(WHAT YOU ARE ASKED TO DO): Return each line that holds the word "this".

(INPUT RECORDS):

= = = =

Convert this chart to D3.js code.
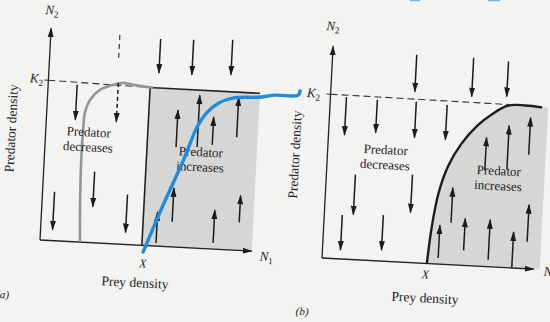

= = = =

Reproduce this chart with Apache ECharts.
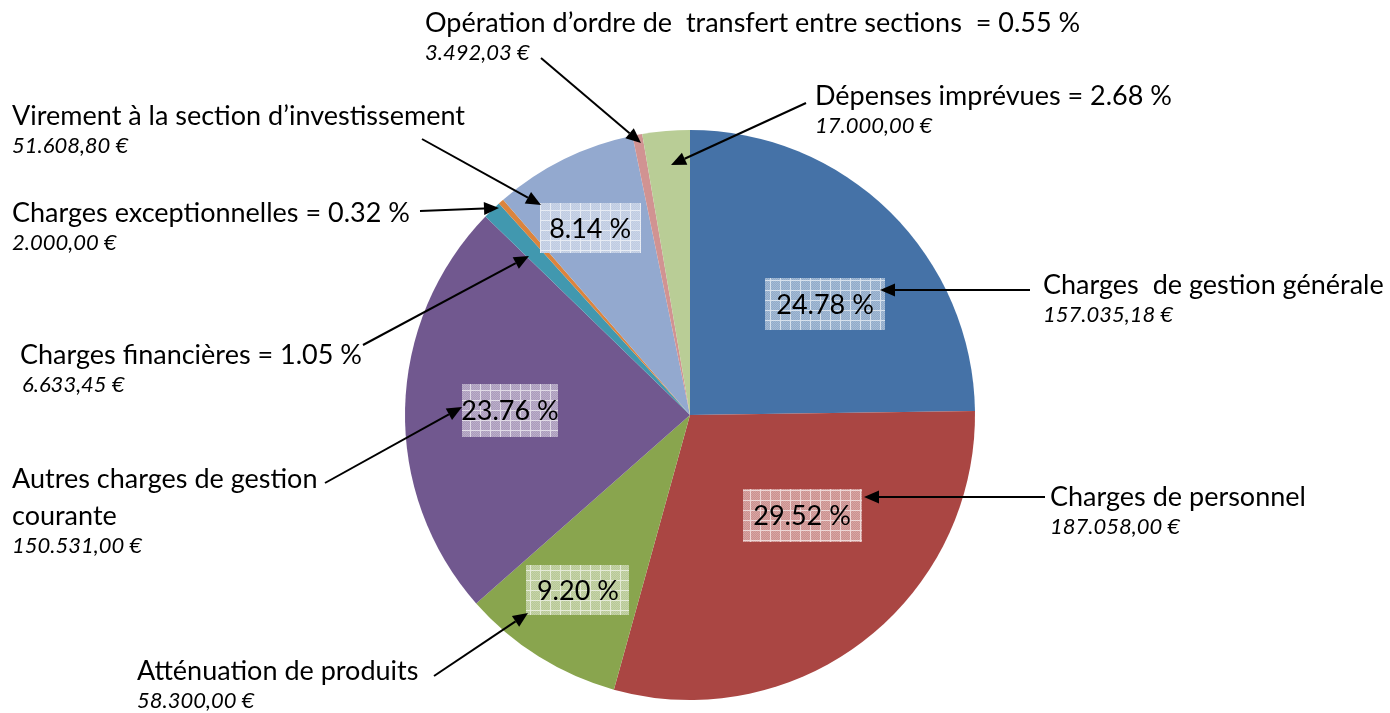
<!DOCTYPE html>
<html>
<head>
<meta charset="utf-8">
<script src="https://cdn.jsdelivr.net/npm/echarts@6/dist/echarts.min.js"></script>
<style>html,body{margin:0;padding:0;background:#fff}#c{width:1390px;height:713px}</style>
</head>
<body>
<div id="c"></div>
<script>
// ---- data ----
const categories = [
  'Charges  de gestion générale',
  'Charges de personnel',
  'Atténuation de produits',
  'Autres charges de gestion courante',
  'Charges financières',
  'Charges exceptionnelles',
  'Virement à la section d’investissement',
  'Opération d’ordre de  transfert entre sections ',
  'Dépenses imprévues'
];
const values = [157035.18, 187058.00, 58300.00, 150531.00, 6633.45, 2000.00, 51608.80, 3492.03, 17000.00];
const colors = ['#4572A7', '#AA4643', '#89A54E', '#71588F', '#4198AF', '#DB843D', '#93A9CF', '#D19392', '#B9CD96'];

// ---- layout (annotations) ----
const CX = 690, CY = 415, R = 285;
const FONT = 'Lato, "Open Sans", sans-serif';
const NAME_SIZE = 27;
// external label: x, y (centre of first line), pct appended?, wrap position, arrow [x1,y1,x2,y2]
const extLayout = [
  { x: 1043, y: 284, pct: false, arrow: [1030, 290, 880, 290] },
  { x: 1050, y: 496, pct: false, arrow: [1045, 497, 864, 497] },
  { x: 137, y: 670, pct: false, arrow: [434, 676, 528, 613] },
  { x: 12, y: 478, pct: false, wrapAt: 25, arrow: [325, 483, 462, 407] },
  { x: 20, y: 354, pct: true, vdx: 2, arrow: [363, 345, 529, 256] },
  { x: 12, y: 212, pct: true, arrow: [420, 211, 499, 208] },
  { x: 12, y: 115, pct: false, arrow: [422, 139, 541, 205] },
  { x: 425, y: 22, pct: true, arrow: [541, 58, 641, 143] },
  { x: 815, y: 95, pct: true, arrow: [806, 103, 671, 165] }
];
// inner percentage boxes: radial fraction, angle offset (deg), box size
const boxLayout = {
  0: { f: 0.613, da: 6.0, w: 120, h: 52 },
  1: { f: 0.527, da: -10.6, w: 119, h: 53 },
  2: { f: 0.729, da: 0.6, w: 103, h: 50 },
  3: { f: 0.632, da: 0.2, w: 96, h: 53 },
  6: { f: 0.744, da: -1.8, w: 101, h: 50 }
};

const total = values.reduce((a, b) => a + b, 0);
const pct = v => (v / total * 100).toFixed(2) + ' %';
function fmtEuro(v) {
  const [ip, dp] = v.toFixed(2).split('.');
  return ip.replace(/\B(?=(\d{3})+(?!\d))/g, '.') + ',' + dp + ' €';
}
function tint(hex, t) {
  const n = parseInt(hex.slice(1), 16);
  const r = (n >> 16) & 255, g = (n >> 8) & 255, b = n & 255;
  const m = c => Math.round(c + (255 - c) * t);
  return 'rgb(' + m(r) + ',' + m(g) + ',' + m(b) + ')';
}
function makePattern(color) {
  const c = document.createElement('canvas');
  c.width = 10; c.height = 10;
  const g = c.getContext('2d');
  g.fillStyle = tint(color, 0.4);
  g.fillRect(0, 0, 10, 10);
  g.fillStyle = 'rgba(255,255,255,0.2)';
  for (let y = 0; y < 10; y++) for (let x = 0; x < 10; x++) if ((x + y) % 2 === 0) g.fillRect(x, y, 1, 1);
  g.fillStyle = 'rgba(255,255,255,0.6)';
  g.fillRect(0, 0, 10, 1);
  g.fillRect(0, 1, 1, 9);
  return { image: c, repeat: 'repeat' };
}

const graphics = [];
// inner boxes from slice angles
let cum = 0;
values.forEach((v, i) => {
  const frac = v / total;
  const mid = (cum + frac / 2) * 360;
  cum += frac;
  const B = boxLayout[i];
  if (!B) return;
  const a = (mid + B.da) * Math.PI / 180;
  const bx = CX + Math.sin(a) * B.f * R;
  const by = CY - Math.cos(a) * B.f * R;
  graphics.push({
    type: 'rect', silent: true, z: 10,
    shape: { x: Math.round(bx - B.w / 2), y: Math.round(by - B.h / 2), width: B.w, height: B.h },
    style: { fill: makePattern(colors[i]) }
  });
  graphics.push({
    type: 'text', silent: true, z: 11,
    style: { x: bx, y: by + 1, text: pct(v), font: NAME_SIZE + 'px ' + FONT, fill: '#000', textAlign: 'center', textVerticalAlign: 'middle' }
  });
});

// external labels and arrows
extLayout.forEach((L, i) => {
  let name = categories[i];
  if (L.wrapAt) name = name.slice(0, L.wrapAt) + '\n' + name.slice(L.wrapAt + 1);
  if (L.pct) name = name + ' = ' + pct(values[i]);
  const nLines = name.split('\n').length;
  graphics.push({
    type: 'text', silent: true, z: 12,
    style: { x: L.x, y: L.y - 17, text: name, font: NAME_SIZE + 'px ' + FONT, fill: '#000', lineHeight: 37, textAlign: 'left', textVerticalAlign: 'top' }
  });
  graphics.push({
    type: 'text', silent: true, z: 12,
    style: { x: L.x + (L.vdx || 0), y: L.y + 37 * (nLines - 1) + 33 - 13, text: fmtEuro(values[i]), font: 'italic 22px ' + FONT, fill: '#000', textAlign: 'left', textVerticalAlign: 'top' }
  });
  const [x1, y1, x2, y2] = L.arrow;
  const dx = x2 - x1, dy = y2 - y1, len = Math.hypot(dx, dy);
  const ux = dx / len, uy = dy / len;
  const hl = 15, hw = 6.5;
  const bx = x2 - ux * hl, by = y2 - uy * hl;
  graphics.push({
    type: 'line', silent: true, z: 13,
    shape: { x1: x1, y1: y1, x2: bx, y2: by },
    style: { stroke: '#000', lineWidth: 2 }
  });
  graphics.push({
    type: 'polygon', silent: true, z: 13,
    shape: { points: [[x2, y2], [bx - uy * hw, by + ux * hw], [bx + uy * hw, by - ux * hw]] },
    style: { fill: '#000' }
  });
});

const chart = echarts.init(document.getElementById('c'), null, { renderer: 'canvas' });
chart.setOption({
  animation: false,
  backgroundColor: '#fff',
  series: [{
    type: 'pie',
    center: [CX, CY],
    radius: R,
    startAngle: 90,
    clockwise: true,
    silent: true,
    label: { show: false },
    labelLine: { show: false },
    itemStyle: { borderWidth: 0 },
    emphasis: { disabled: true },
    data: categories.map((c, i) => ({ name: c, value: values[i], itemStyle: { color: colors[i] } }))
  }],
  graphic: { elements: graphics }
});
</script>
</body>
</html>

= = = =

(FINISHED EXERCISE):
Convert this chart to D3.js code.
Reproduce this chart with Apache ECharts.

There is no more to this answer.